I found Young Rebels to be much more than a low budget revenge flick made by a man who was possibly bat shit crazy. Young Rebels was a movie that backed up the knowledge and the wisdom that we have been given through various idioms over the course of human history, for example…
- One Man’s Trash Is Another Man’s Treasure: Young Rebels features so many elements that I’ve chastised other movies for. There is the story line that goes in circles, not unlike American Cyborg: Steel Warrior. Here’s the Young Rebels loop, 1. Bad guys looking for Charlie, 2. Bad guys find friends of Charlie and intimidate them, 3. Charlie takes out some of the bad guys. This happens over and over again until the movie runs out of bad guys for Charlie to take out. Then there is the horrible sound quality, at times all the voices are dubbed, the volume levels are all over the place. It gives the movie a really cheap feel, kind of like Ironheart or American Commando Ninja. Did I mention the acting in this movie? The performances in Young Rebels were on the same level as such films as Hammer Down and Reflex Action. The locations and sets they shot the movie in were some of the most unappealing and uninspired that I’ve ever seen. I want to make special note of the “police station” in the movie. Then there was the scene where Charlie gets shot in his lower back. There is absolutely no sign of blood, not even a hole in his shirt when it first happens. But for some reason as I was watching Young Rebels, I gave all the faults and all the gaps in logic a pass. It is like all the things that would make any other movie bad, made Young Rebels some sort of avant garde masterpiece.
- Clothes Make The Man: One of Charlie’s friends in the movie is played by Tadashi Yamashita. While that name may not be familiar to some, for those of us who are die hard American Ninja fans, we know that Tadashi Yamashita played the Black Star Ninja in the original American Ninja movie and that he still ranks as one of Dudikoff’s all time great movie foes. But as badass as Yamashita was in American Ninja, take the man out of the ninja outfit, like they do in Young Rebels, and he seems like the friendly Asian neighbor that lives down the street and not one of the most dangerous men on the planet. No wonder he was constantly using a gun to fend off the villains and not just his sweet martial arts skills.
- Love is Blind: That is is the only explanation for a woman giving the cherub faced Robert Z’Dar any sort of attention. Well either love is blind, or everyone has a price.
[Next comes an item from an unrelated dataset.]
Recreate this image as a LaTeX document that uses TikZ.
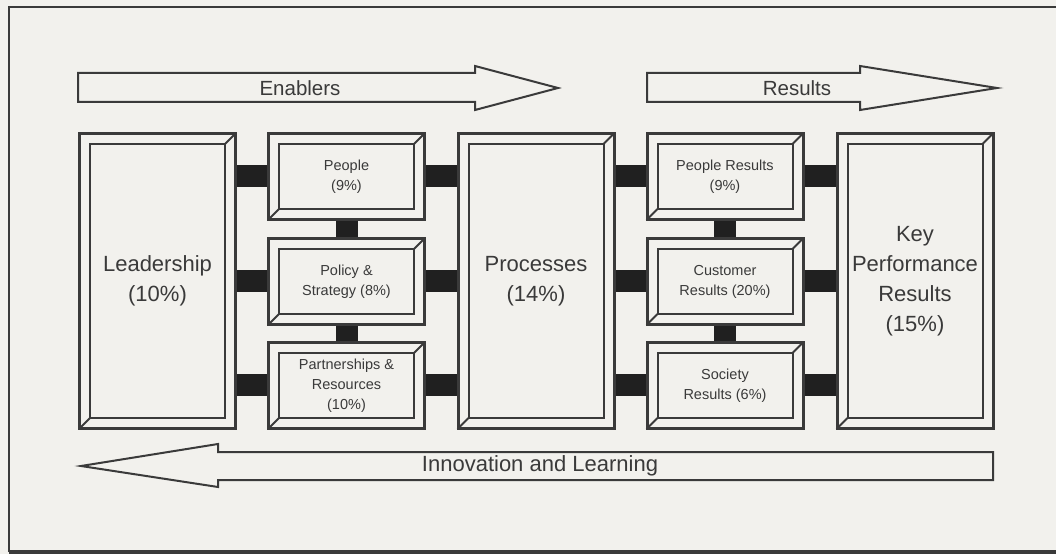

If you ever wanted to see Robert Z’Dar getting it on with a cheap slut, then this is the movie for you. Z’Dar’s character, Joey Vincenzo is apparently into the rough stuff. Fortunately we don’t get to know how rough Joey likes it because one of the goons who works for Joey’s dad shows up and in a badly dubbed voice says, “Yo Joey, your daddy wants ya!”, before Joey could really gets things going. Later Joey gets a different cheap slut to become his private dancer (a dancer for money? Any old music will do?) Joey enjoys the show while lounging on a bed and sipping some wine and giving the stripper some positive words of encouragement. This stripper really enjoyed using her over-sized pearl necklace as a prop but before Joey could give her a different kind of pearl necklace, Charlie shows up and Joey uses the stripper as a human shield so he can escape. If it wasn’t already dead, chivalry officially died at that moment.
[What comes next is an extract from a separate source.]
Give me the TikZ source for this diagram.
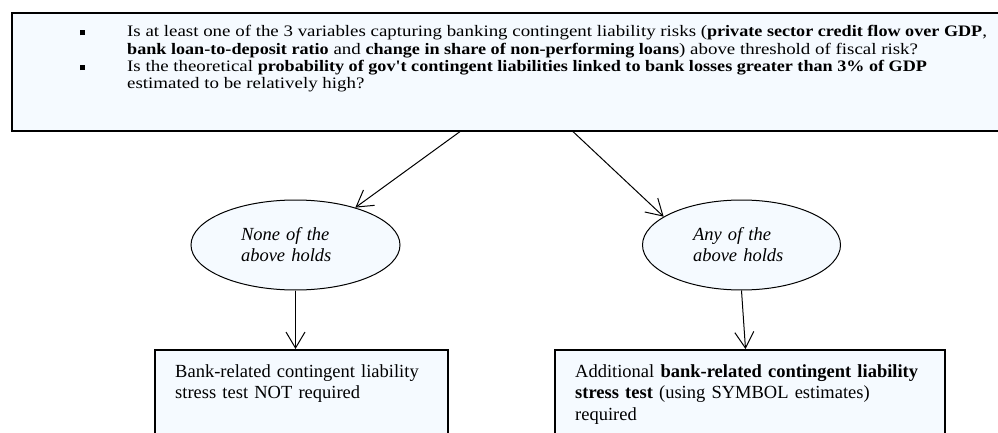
\documentclass[tikz,border=0pt]{standalone}
\usepackage{fontspec}
\setmainfont{Liberation Serif}
\newfontfamily\topreg{Liberation Serif}[FakeStretch=1.181]
\newfontfamily\topbold{Liberation Serif Bold}[FakeStretch=1.134]
\newcommand{\tb}[1]{{\topbold #1}}
\usetikzlibrary{arrows.meta,shapes.geometric}
\definecolor{boxfill}{RGB}{245,250,255}
\begin{document}
\begin{tikzpicture}[x=1pt,y=-1pt,
 boxstyle/.style={draw=black, line width=1.6pt, fill=boxfill, inner sep=0pt, anchor=north west},
 ovalstyle/.style={ellipse, draw=black, line width=1pt, fill=boxfill, minimum height=90pt, inner sep=0pt, font=\fontsize{18.5}{21}\selectfont\itshape, align=left},
 arr/.style={-{Straight Barb[length=16pt,width=19pt]}, line width=1pt},
 bodytext/.style={anchor=base west, inner sep=0pt, align=left, font=\fontsize{18.5}{21.5}\selectfont},
]
\useasboundingbox (0,0) rectangle (998,433);
\clip (0,0) rectangle (998,433);
% top question box
\node[boxstyle, minimum width=1000pt, minimum height=118pt] (top) at (11,12) {};
\node[anchor=base west, inner sep=0pt, font=\fontsize{16}{17.3}\selectfont\topreg] (qtext) at (80,37) {%
\begin{tabular}[t]{@{}p{47pt}@{}l@{}}
\raisebox{1.5pt}{\rule{5pt}{5pt}} & Is at least one of the 3 variables capturing banking contingent liability risks (\tb{private sector credit flow over GDP},\\
 & \tb{bank loan-to-deposit ratio} and \tb{change in share of non-performing loans}) above threshold of fiscal risk?\\
\raisebox{1.5pt}{\rule{5pt}{5pt}} & Is the theoretical \tb{probability of gov't contingent liabilities linked to bank losses greater than 3\% of GDP}\\
 & estimated to be relatively high?
\end{tabular}};
% ellipses
\node[ovalstyle, minimum width=209pt, text width=109pt] (e1) at (295.5,245) {None of the\\above holds};
\node[ovalstyle, minimum width=198pt, text width=97pt] (e2) at (741.5,245) {Any of the\\above holds};
% bottom boxes
\node[boxstyle, minimum width=293pt, minimum height=120pt] (b1) at (154,349) {};
\node[bodytext, text width=265pt] (t1) at (175,377) {Bank-related contingent liability\\stress test NOT required};
\node[boxstyle, minimum width=390pt, minimum height=120pt] (b2) at (554,349) {};
\node[bodytext, text width=360pt] (t2) at (575,377) {Additional \textbf{bank-related contingent liability}\\\textbf{stress test} (using SYMBOL estimates)\\required};
% connectors
\coordinate (s1) at ([xshift=449pt]top.south west);
\coordinate (s2) at ([xshift=562pt]top.south west);
\draw[arr] (s1) -- (e1.32);
\draw[arr] (s2) -- (e2.160);
\draw[arr] (e1.south) -- (e1.south |- b1.north);
\draw[arr] (e2.south) -- ([xshift=4pt]e2.south |- b2.north);
\end{tikzpicture}
\end{document}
- Don’t Hate The Player, Hate The Game: It is established early on that our hero Charlie is shacked up with his girlfriend Kim. Kim disappears at one point in the movie, and I don’t mean Vincenzo has her kidnapped, I’m saying for a good chunk of the movie she isn’t there without any sort of explanation. She does reappear for the movie’s grand finale with a shooting style that says “I’ve never held a gun in my life before, nor has anyone else on set, so they can’t instruct me on the proper way to hold and shoot a firearm”. But somewhere in the middle of the movie we see our hero Charlie in bed with a different woman, the sister of his sister-in-law-to-be Jennifer to be exact. I guess the two were mourning the loss of their respective siblings, so we really shouldn’t judge. This scene was another example of the gratuitous female nudity that Young Rebels has to offer and it was another scene where the potential love making is interrupted. Was this intentional? A running gag designed by the mad scientist known as Amir Shervan? If Mr. Shervan was alive and on Twitter, I would totally ask him.
Everything about Young Rebels screamed What Not To Watch, yet I found myself unable to stop watching. I would go so far to say that Young Rebels may be the best worst movie I’ve ever seen.
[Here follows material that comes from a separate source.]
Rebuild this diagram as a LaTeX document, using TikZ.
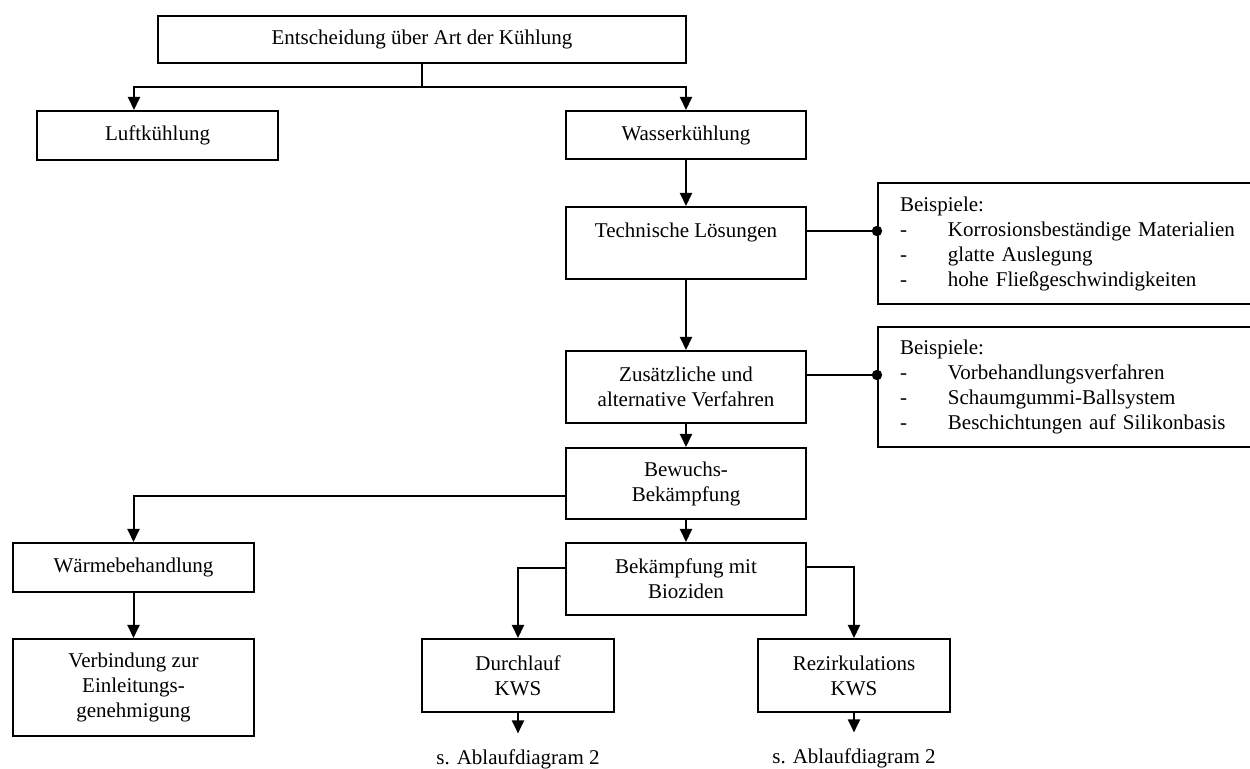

And speaking of worst, Young Rebels is a movie filled with “worsts” and I can’t think of a better place to share some of the “worsts” with you than in some bonus Bullet Points…
- Worst Phone Etiquette Ever: “Shut up! F*ck You! God Dammit!” then slamming the phone down is not the most professional way to end a phone conversation, but who is going to tell Mr. Vincenzo that.
- Worst Union Boss Ever: Jackie Presser is rolling over in his grave thinking about the way Mr. Vincenzo handled the labor relations with his Mexican and Filipino migrant workers. Both groups, who apparently have historically hated each other, came together to strike and demand the minimum wage from their boss Mr. Vincenzo. His negotiating tactic was to have them all killed and then tell the cops they killed one another due to their long standing rivalry. Who is picking the vegetables now?!?!
- Worst Homage To Scarface Ever: Remember I told you earlier about the Young Rebels loop, well thing get extreme when Mr. Vincenzo and two of his goons interrogate one of Charlie’s friends using a chainsaw in what I can only imagine was some sort of attempt to honor the classic chainsaw scene from Scarface. I’ve never killed a man with a chainsaw, but I imagine that violent process would spray more blood than what we see unfold in Young Rebels.
- Worst Dive Ever: We get to peek in on a Mr. Vincenzo pool party which featured one of the worst dives I’ve ever seen. If I were a judge I’d be holding up my 1 card after seeing that dive. This pool party also features the worst poolside wet bars I’ve ever seen. Here he is this big time crime boss and the booze and glasses are just on a card table that Vincenzo was probably using to play Tripoley on the night before. There wasn’t even a table cloth on the damn thing.
- Worst Sign Ever: I spotted a “Free Puppies” sign outside one of the homes in Young Rebels. What is wrong with that you are probably asking? The problem was the sign was shaped like a tombstone. Were these puppies dead? That would explain the price.
- Worst Editing Ever: The final fight scene between Charlie and Mr. Vincenzo appears to either feature some of the worst editing ever or the fight was taking place in two parallel universes at the exact same time and the movie was just flipping back and forth between the two universes.
Finally saw this film on Amazon Prime and it was fantastic. Gotta love Amir Shervan…king of Cheese!
This one gets better every time I watch it. Mr. Vincenzo is a must see villain!